From the first line of the listing below, retype each line up to and including the one with "const markLabels = ['1 May', '31 Oct'];"; pictures stay out.

***

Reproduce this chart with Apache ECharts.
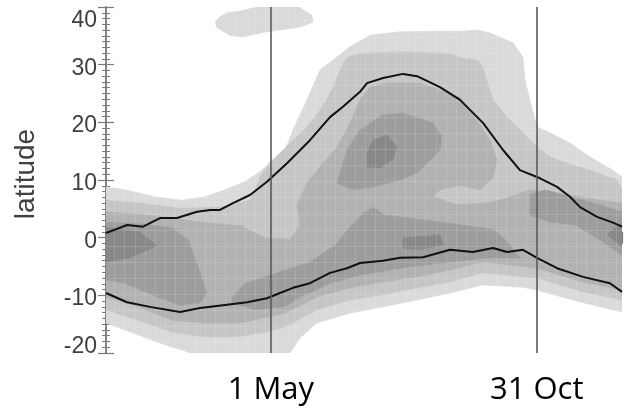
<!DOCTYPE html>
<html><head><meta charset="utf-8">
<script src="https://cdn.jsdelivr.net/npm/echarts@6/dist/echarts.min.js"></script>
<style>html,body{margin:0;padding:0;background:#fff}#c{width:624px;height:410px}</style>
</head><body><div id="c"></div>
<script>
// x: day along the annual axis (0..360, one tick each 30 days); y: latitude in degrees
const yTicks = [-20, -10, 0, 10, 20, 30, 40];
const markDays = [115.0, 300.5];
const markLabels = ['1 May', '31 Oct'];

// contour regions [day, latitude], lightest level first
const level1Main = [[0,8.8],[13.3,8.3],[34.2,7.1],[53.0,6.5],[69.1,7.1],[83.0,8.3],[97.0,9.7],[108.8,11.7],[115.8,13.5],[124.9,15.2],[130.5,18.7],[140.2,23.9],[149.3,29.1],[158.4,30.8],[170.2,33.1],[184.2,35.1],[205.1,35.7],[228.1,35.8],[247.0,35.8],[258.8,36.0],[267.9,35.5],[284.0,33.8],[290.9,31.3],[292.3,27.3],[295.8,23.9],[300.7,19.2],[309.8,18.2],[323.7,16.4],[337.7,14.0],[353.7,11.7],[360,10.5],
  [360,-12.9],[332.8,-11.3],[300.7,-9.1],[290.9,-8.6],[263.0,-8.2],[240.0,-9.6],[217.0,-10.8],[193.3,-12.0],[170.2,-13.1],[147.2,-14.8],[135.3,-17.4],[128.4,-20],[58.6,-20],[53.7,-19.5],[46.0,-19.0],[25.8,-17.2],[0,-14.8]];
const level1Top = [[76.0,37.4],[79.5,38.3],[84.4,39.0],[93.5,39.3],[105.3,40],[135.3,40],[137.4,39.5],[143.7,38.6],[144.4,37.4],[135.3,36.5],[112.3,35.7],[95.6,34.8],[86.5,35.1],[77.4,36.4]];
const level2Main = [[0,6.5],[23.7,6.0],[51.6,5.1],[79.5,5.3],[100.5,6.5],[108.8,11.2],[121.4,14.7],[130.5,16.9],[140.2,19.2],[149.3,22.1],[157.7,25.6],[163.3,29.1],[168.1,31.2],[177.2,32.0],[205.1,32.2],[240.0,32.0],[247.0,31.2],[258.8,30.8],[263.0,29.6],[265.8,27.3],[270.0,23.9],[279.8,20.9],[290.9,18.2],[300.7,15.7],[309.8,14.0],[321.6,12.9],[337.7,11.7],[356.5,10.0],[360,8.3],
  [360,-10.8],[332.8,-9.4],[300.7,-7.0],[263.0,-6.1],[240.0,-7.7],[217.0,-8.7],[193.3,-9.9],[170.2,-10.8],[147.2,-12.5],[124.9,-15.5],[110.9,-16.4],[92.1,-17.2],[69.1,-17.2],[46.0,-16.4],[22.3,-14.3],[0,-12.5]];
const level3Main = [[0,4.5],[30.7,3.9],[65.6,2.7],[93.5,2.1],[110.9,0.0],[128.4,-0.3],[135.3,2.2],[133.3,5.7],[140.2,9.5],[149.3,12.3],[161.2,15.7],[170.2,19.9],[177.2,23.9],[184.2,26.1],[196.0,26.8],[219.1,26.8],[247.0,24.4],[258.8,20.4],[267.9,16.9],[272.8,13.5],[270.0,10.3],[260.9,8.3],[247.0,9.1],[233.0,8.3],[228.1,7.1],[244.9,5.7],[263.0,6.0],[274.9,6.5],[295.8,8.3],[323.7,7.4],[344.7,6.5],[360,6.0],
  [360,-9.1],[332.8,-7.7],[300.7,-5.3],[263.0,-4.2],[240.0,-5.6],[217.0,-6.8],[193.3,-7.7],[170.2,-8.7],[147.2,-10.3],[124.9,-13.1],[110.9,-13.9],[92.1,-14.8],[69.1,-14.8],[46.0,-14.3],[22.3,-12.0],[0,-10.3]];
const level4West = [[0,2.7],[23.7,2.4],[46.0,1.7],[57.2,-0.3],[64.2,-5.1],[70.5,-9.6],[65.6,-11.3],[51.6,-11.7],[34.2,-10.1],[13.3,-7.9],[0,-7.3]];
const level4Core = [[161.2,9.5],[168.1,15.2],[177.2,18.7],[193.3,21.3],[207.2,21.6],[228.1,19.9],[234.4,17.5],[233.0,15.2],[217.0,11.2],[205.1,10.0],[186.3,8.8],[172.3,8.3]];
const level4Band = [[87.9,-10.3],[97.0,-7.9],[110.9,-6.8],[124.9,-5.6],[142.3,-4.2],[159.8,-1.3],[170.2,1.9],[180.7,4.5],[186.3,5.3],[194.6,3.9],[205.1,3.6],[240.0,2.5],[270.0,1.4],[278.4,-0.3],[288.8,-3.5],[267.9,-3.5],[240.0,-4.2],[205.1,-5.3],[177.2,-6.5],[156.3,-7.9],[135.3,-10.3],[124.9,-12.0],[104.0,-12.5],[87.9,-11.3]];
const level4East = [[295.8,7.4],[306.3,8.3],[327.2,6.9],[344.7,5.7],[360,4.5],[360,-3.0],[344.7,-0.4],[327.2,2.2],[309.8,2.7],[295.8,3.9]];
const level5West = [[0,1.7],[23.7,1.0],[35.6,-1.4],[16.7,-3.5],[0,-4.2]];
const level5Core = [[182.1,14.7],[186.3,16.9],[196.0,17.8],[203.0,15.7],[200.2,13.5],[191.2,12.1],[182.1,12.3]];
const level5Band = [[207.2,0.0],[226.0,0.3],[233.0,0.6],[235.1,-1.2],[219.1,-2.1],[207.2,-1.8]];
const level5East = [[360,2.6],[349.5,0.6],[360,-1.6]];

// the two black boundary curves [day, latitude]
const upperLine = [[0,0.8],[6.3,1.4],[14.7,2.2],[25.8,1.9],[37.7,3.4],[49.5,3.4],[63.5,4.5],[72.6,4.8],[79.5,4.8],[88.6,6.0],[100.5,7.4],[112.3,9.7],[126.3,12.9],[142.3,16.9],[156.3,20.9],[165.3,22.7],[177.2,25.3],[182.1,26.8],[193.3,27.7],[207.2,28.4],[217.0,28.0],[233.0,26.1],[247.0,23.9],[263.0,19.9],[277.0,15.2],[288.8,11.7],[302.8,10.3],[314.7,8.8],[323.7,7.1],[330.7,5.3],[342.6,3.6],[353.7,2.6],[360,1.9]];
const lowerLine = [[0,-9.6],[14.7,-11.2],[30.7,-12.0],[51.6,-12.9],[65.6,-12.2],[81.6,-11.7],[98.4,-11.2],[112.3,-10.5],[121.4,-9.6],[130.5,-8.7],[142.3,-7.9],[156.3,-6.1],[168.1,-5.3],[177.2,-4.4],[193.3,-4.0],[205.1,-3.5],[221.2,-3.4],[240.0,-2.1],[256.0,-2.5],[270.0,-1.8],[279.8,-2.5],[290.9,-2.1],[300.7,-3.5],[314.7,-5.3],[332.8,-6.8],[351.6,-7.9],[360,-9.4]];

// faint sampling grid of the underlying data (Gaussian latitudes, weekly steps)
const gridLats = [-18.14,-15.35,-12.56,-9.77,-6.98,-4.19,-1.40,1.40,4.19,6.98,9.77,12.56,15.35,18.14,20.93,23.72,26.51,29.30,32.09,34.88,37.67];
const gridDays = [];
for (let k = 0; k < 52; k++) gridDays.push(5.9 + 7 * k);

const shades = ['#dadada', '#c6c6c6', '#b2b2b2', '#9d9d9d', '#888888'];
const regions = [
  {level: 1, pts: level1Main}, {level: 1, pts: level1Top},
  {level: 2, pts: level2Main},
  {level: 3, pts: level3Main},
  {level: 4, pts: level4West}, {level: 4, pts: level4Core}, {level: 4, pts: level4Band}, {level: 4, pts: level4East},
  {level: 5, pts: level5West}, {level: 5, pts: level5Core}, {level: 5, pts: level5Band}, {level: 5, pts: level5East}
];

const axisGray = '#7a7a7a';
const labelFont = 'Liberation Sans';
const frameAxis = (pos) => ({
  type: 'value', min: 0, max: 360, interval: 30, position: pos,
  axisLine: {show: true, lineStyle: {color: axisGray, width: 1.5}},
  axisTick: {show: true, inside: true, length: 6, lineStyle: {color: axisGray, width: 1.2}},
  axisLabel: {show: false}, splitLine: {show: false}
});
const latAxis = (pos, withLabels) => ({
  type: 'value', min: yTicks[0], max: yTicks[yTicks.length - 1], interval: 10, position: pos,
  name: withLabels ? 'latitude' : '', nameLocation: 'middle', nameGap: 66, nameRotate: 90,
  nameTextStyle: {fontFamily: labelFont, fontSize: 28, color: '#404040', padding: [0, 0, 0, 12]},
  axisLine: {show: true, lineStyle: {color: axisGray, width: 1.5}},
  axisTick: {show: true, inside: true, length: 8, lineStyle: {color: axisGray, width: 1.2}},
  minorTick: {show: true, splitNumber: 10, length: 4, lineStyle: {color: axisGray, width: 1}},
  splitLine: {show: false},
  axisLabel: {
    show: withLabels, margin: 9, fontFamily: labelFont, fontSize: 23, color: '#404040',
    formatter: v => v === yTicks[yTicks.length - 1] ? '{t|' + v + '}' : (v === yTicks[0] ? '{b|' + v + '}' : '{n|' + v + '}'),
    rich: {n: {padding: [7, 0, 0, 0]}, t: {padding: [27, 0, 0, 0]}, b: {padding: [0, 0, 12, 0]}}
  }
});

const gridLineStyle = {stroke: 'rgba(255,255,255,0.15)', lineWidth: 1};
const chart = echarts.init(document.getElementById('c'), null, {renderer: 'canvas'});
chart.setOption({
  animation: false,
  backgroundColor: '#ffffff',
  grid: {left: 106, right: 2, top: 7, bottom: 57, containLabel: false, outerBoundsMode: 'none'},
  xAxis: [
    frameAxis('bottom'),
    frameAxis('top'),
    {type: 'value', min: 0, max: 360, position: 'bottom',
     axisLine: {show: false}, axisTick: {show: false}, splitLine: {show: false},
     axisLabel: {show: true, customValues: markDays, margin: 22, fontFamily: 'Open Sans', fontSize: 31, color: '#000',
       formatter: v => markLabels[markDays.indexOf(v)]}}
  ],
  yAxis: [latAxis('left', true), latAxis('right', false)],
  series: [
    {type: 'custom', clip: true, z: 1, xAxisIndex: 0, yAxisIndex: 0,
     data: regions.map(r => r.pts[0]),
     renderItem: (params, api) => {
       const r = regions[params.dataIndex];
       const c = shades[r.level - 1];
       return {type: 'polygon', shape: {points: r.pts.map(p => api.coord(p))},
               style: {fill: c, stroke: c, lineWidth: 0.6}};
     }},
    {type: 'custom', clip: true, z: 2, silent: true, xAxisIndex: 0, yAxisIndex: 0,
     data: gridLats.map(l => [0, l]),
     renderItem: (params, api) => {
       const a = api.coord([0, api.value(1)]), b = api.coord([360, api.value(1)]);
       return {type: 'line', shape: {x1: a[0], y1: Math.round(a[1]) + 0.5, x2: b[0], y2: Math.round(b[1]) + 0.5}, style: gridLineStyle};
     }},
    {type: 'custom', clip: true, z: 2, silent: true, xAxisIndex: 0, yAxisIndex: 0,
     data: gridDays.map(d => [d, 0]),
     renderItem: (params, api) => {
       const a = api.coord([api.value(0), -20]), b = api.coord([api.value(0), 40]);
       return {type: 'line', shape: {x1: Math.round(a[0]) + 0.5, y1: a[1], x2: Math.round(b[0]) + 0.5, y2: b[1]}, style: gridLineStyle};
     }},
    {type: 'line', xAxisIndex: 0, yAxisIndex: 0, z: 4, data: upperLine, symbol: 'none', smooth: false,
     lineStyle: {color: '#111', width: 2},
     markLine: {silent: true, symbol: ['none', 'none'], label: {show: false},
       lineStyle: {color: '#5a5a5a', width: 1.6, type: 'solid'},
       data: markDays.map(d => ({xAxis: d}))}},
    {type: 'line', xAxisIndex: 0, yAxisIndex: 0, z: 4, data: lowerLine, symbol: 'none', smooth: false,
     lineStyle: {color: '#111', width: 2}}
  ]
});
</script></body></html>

***

* Task answer
Reproduce this chart with Apache ECharts.
<!DOCTYPE html>
<html><head><meta charset="utf-8">
<script src="https://cdn.jsdelivr.net/npm/echarts@6/dist/echarts.min.js"></script>
<style>html,body{margin:0;padding:0;background:#fff}#c{width:624px;height:410px}</style>
</head><body><div id="c"></div>
<script>
// x: day along the annual axis (0..360, one tick each 30 days); y: latitude in degrees
const yTicks = [-20, -10, 0, 10, 20, 30, 40];
const markDays = [115.0, 300.5];
const markLabels = ['1 May', '31 Oct'];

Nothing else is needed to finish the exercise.